▶ _Aim of the task_: Your output is the lines from the first one to the one containing "const xTickHours = [2, 3, 4, 5, 6, 7];", repeated exactly, with images left out.

━━━━━ Given data ━━━━━

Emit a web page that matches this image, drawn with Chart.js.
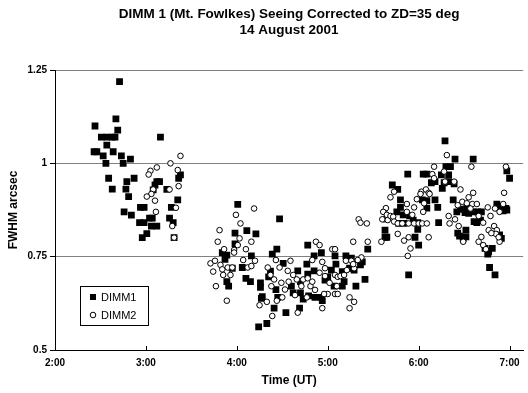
<!DOCTYPE html>
<html>
<head>
<meta charset="utf-8">
<script src="https://cdn.jsdelivr.net/npm/chart.js@4/dist/chart.umd.min.js"></script>
<style>
  html, body { margin: 0; padding: 0; background: #fff; }
  #wrap { width: 528px; height: 393px; position: relative; }
</style>
</head>
<body>
<div id="wrap"><canvas id="c" width="528" height="393"></canvas></div>
<script>
// ---- Data (time in decimal hours UT, FWHM in arcsec) ----
const titleLines = ['DIMM 1 (Mt. Fowlkes) Seeing Corrected to ZD=35 deg', '14 August 2001'];
const xAxisTitle = 'Time (UT)';
const yAxisTitle = 'FWHM arcsec';
const seriesNames = ['DIMM1', 'DIMM2'];
const yTicks = [0.5, 0.75, 1, 1.25];
const xTickHours = [2, 3, 4, 5, 6, 7];

const dimm1Time = [
  2.71,2.44,2.67,2.69,2.51,2.57,2.63,2.66,3.16,2.57,2.43,2.46,2.64,2.53,2.73,2.83,2.56,2.75,
  2.59,2.87,2.79,2.63,2.78,2.81,3.12,3.15,3.10,3.08,3.23,3.38,3.36,3.35,3.28,2.94,2.98,2.76,
  2.84,3.04,3.07,2.93,2.98,3.06,3.12,3.26,3.30,3.01,2.96,3.31,
  4.01,4.47,3.98,4.11,4.21,3.98,3.84,3.89,3.87,4.16,3.95,4.06,4.44,4.37,4.51,3.89,3.91,4.10,
  4.15,4.26,4.26,4.35,4.43,4.28,4.27,4.45,4.60,4.67,4.77,4.85,4.78,4.78,4.85,4.93,4.70,4.62,
  4.70,4.73,4.79,4.86,4.93,4.94,4.97,5.00,5.04,5.08,5.09,5.07,5.16,5.18,5.16,5.20,5.26,5.24,
  5.29,5.31,5.36,5.38,5.41,5.44,4.41,4.54,4.24,4.33,4.69,4.39,
  6.29,6.40,6.60,5.88,6.05,6.09,6.25,6.33,6.30,6.35,6.97,7.00,5.71,5.77,6.14,6.18,6.26,6.28,
  6.33,6.39,5.80,5.80,5.76,5.83,5.78,5.84,6.04,6.09,6.18,6.21,6.09,5.90,5.94,5.99,5.99,5.96,
  6.00,5.63,5.63,5.65,6.22,6.38,6.42,6.46,6.51,6.53,6.55,6.60,6.65,6.69,6.61,6.64,6.68,6.43,
  6.45,6.52,6.52,6.49,6.86,6.91,6.96,6.93,6.97,6.73,6.77,6.81,6.76,6.89,6.91,6.78,6.84,5.89
];
const dimm1Fwhm = [
  1.219,1.100,1.119,1.089,1.070,1.070,1.070,1.070,1.070,1.049,1.031,1.031,1.031,1.020,1.020,1.011,1.000,1.000,
  0.960,0.960,0.951,0.931,0.931,0.911,0.951,0.951,0.942,0.929,0.930,0.969,0.960,0.902,0.882,0.882,0.882,0.870,
  0.861,0.853,0.853,0.841,0.841,0.832,0.832,0.853,0.841,0.812,0.801,0.801,
  0.890,0.851,0.813,0.820,0.811,0.784,0.761,0.754,0.743,0.752,0.719,0.721,0.770,0.711,0.732,0.683,0.671,0.692,
  0.683,0.680,0.668,0.696,0.662,0.643,0.638,0.641,0.671,0.712,0.730,0.712,0.703,0.781,0.752,0.761,0.683,0.653,
  0.653,0.636,0.645,0.641,0.641,0.632,0.687,0.696,0.714,0.752,0.730,0.671,0.671,0.683,0.710,0.752,0.746,0.719,
  0.714,0.671,0.728,0.736,0.689,0.770,0.612,0.600,0.562,0.571,0.612,0.757,
  1.060,1.011,1.011,0.971,0.971,0.971,0.969,0.969,0.991,0.991,0.980,0.960,0.942,0.930,0.948,0.951,0.933,0.948,
  0.951,0.945,0.902,0.882,0.870,0.862,0.839,0.839,0.902,0.900,0.902,0.882,0.880,0.859,0.848,0.841,0.823,0.802,
  0.781,0.821,0.802,0.802,0.841,0.902,0.870,0.877,0.868,0.880,0.866,0.870,0.870,0.870,0.844,0.841,0.848,0.813,
  0.805,0.821,0.803,0.799,0.891,0.882,0.879,0.873,0.875,0.772,0.763,0.772,0.757,0.808,0.799,0.721,0.701,0.701
];

const dimm2Time = [
  3.38,3.27,3.35,3.12,3.05,3.03,3.36,3.26,3.08,3.06,3.01,3.10,3.33,3.11,3.29,3.31,
  4.19,3.99,4.04,3.81,3.79,3.86,3.97,4.03,4.16,3.97,4.01,4.10,3.71,3.76,3.82,3.74,3.84,3.90,
  3.95,4.07,4.20,4.12,4.16,3.85,3.93,3.77,3.89,4.34,4.37,4.41,4.38,4.43,4.47,4.56,4.59,4.49,
  4.57,4.53,4.50,4.25,4.33,4.44,4.39,4.62,4.66,4.73,4.71,4.78,4.81,4.86,4.83,4.64,4.77,4.67,
  4.87,4.91,4.83,4.94,4.97,5.05,5.08,4.91,4.97,5.02,5.10,5.08,5.11,5.00,4.96,5.08,5.11,4.94,
  5.14,5.18,5.21,5.20,5.26,5.29,5.28,5.24,5.29,5.24,5.28,5.34,5.36,5.43,5.44,5.37,5.33,5.59,
  5.62,5.62,
  6.31,6.17,6.58,6.96,6.15,6.28,6.17,6.29,6.39,6.46,6.60,6.94,5.73,5.69,6.03,6.08,6.11,6.02,
  5.98,6.12,5.64,5.61,5.65,5.60,5.66,5.69,5.72,5.73,5.77,5.82,5.87,5.95,5.87,5.93,5.89,5.95,
  6.00,6.04,6.09,6.05,6.06,5.77,5.84,5.89,5.91,5.88,6.11,6.33,6.34,6.40,6.43,6.48,6.53,6.55,
  6.59,6.64,6.57,6.66,6.71,6.76,6.84,6.79,6.89,6.93,6.44,6.49,6.66,6.69,6.71,6.74,6.83,6.86,
  6.85,6.77,6.80,6.89,6.88
];
const dimm2Fwhm = [
  1.020,1.000,0.982,0.989,0.980,0.970,0.939,0.930,0.930,0.918,0.911,0.900,0.881,0.870,0.832,0.801,
  0.879,0.862,0.839,0.821,0.790,0.770,0.768,0.799,0.790,0.761,0.781,0.770,0.732,0.739,0.728,0.710,0.716,0.721,
  0.721,0.741,0.739,0.721,0.725,0.701,0.701,0.671,0.632,0.721,0.701,0.689,0.671,0.741,0.721,0.712,0.739,0.680,
  0.683,0.662,0.641,0.620,0.629,0.632,0.591,0.701,0.689,0.689,0.671,0.692,0.671,0.661,0.683,0.647,0.641,0.600,
  0.790,0.781,0.741,0.736,0.719,0.770,0.770,0.707,0.698,0.680,0.671,0.701,0.696,0.650,0.650,0.650,0.650,0.612,
  0.698,0.701,0.714,0.739,0.739,0.719,0.730,0.641,0.629,0.612,0.790,0.850,0.841,0.839,0.790,0.748,0.741,0.790,
  0.870,0.850,
  1.022,0.991,0.991,0.991,0.971,0.978,0.960,0.951,0.951,0.930,0.921,0.921,0.924,0.909,0.924,0.930,0.921,0.918,
  0.904,0.918,0.880,0.870,0.862,0.850,0.848,0.859,0.857,0.844,0.839,0.839,0.891,0.882,0.870,0.862,0.839,0.839,
  0.839,0.839,0.839,0.870,0.893,0.811,0.793,0.802,0.772,0.752,0.802,0.859,0.839,0.850,0.888,0.897,0.893,0.909,
  0.891,0.891,0.879,0.859,0.841,0.882,0.879,0.859,0.870,0.891,0.832,0.790,0.790,0.803,0.781,0.770,0.832,0.821,
  0.811,0.821,0.813,0.790,0.802
];

const toPoints = (xs, ys) => xs.map((x, i) => ({ x: x, y: ys[i] }));

const FONT = "'Liberation Sans', Arial, Helvetica, sans-serif";

// Legend box drawn inside the plot area (Excel style)
const insideLegend = {
  id: 'insideLegend',
  afterDatasetsDraw(chart) {
    const ctx = chart.ctx;
    const a = chart.chartArea;
    const bx = a.left + 25, by = a.bottom - 64, bw = 68, bh = 39;
    ctx.save();
    ctx.fillStyle = '#fff';
    ctx.fillRect(bx, by, bw, bh);
    ctx.strokeStyle = '#000';
    ctx.lineWidth = 1;
    ctx.strokeRect(bx + 0.5, by + 0.5, bw, bh);
    ctx.font = '11px ' + FONT;
    ctx.textBaseline = 'middle';
    ctx.fillStyle = '#000';
    chart.data.datasets.forEach((ds, i) => {
      const cy = by + 11 + i * 18;
      const mx = bx + 13;
      if (ds.pointStyle === 'rect') {
        ctx.fillStyle = '#000';
        ctx.fillRect(mx - 3, cy - 3, 6, 6);
      } else {
        ctx.beginPath();
        ctx.arc(mx, cy, 2.8, 0, Math.PI * 2);
        ctx.fillStyle = '#fff';
        ctx.fill();
        ctx.strokeStyle = '#000';
        ctx.stroke();
      }
      ctx.fillStyle = '#000';
      ctx.textAlign = 'left';
      ctx.fillText(ds.label, bx + 21, cy + 0.5);
    });
    ctx.restore();
  },
  afterDraw(chart) {
    // inside tick marks on the x axis
    const ctx = chart.ctx;
    const xs = chart.scales.x;
    const a = chart.chartArea;
    ctx.save();
    ctx.strokeStyle = '#000';
    ctx.lineWidth = 1;
    xs.ticks.forEach(t => {
      const px = Math.round(xs.getPixelForValue(t.value)) + 0.5;
      ctx.beginPath();
      ctx.moveTo(px, a.bottom);
      ctx.lineTo(px, a.bottom - 4);
      ctx.stroke();
    });
    ctx.restore();
  }
};

new Chart(document.getElementById('c'), {
  type: 'scatter',
  data: {
    datasets: [
      {
        label: seriesNames[0],
        data: toPoints(dimm1Time, dimm1Fwhm),
        pointStyle: 'rect',
        pointRadius: 4.8,
        pointHoverRadius: 4.8,
        backgroundColor: '#000',
        borderColor: '#000',
        borderWidth: 0,
        order: 1
      },
      {
        label: seriesNames[1],
        data: toPoints(dimm2Time, dimm2Fwhm),
        pointStyle: 'circle',
        pointRadius: 2.8,
        pointHoverRadius: 2.8,
        backgroundColor: '#fff',
        borderColor: '#000',
        borderWidth: 1,
        order: 0
      }
    ]
  },
  options: {
    responsive: false,
    animation: false,
    devicePixelRatio: 1,
    layout: { padding: { left: 0, right: 1, top: 0, bottom: 0 } },
    plugins: {
      legend: { display: false },
      tooltip: { enabled: false },
      title: {
        display: true,
        text: titleLines,
        fullSize: false,
        color: '#000',
        font: { family: FONT, size: 13.5, weight: 'bold', lineHeight: 1.2 },
        padding: { top: 6, bottom: 31.6 }
      }
    },
    scales: {
      x: {
        type: 'linear',
        min: 2,
        max: 7.15,
        afterFit(s) { s.height = 43; },
        ticks: {
          stepSize: 1,
          includeBounds: false,
          autoSkip: false,
          maxRotation: 0,
          padding: 7,
          color: '#000',
          font: { family: FONT, size: 10, weight: 'bold' },
          callback: v => (xTickHours.includes(v) ? Math.floor(v) + ':00' : '')
        },
        grid: { display: true, drawOnChartArea: false, drawTicks: false, tickLength: 0 },
        border: { display: true, color: '#000', width: 1 },
        title: {
          display: true,
          text: xAxisTitle,
          color: '#000',
          font: { family: FONT, size: 12, weight: 'bold' },
          padding: { top: 2, bottom: 5 }
        }
      },
      y: {
        type: 'linear',
        min: 0.5,
        max: 1.25,
        afterFit(s) { s.width = 55; },
        afterBuildTicks(s) { s.ticks = yTicks.map(v => ({ value: v })); },
        ticks: {
          stepSize: 0.25,
          padding: 3,
          color: '#000',
          font: { family: FONT, size: 10, weight: 'bold' },
          callback: v => String(v)
        },
        grid: {
          color: ctx => (ctx.tick && ctx.tick.value === 0.5 ? 'rgba(0,0,0,0)' : '#808080'),
          tickColor: '#000',
          tickLength: 5,
          lineWidth: 1
        },
        border: { display: true, color: '#000', width: 1 },
        title: {
          display: true,
          text: yAxisTitle,
          color: '#000',
          font: { family: FONT, size: 12, weight: 'bold' },
          padding: { top: 6, bottom: 0 }
        }
      }
    }
  },
  plugins: [insideLegend]
});
</script>
</body>
</html>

━━━━━

▶ _Response_:
Emit a web page that matches this image, drawn with Chart.js.
<!DOCTYPE html>
<html>
<head>
<meta charset="utf-8">
<script src="https://cdn.jsdelivr.net/npm/chart.js@4/dist/chart.umd.min.js"></script>
<style>
  html, body { margin: 0; padding: 0; background: #fff; }
  #wrap { width: 528px; height: 393px; position: relative; }
</style>
</head>
<body>
<div id="wrap"><canvas id="c" width="528" height="393"></canvas></div>
<script>
// ---- Data (time in decimal hours UT, FWHM in arcsec) ----
const titleLines = ['DIMM 1 (Mt. Fowlkes) Seeing Corrected to ZD=35 deg', '14 August 2001'];
const xAxisTitle = 'Time (UT)';
const yAxisTitle = 'FWHM arcsec';
const seriesNames = ['DIMM1', 'DIMM2'];
const yTicks = [0.5, 0.75, 1, 1.25];
const xTickHours = [2, 3, 4, 5, 6, 7];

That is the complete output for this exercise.